Just performing is a victory for the 73 members of the Baghdad Symphony Orchestra and it's why Iraqi soloist Karim Wasfi chose the Dvorzak Cello Concerto.
It has this will of survival, says Wasfi. It has this winning feeling in it. The music makes you feel a winner, somehow.
The orchestra knows all about survival. The first in the Arab world, it struggled through two wars and economic sanctions under Saddam Hussein. The best talent fled Iraq. Musicians who stayed earned $1 a month and instruments fell into disrepair.
Still, the group, somehow, played on. And after Saddam's fall, life and salaries improved. There were also gifts of new instruments and a trip to America all funded by the former U.S. authority in Iraq highlighted by a concert in Washington, D.C., attended by President Bush.
Karim Wasfi, who studied cello at the Indiana University School of Music, gave up a lucrative music career in America. Instead, he's come home to give back.
The challenge is huge and the rebuilding process is huge, says Wasfi.

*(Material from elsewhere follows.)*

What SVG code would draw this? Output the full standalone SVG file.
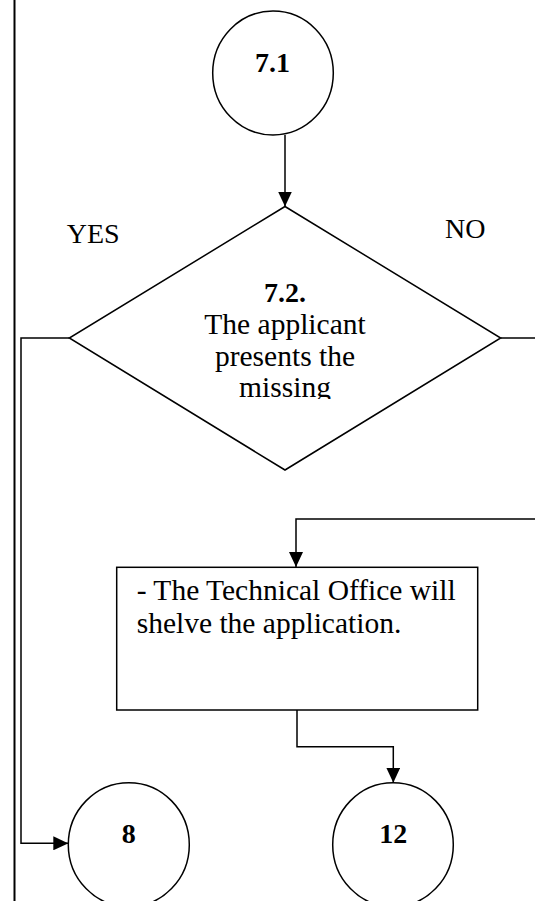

This mix of Sunnis, Shi'ites and Christians are working hard and together. The musicians see themselves as more than simply makers of music. This orchestra is their cause. It is living proof that Iraq can offer not just bombs and death, but beauty as well.
Karim Wasfi knows he can't stop the violence, but his music can at least give life to something better.
The message is that we are stronger than the situation, he says.
And it's spreading with every courageous curtain call.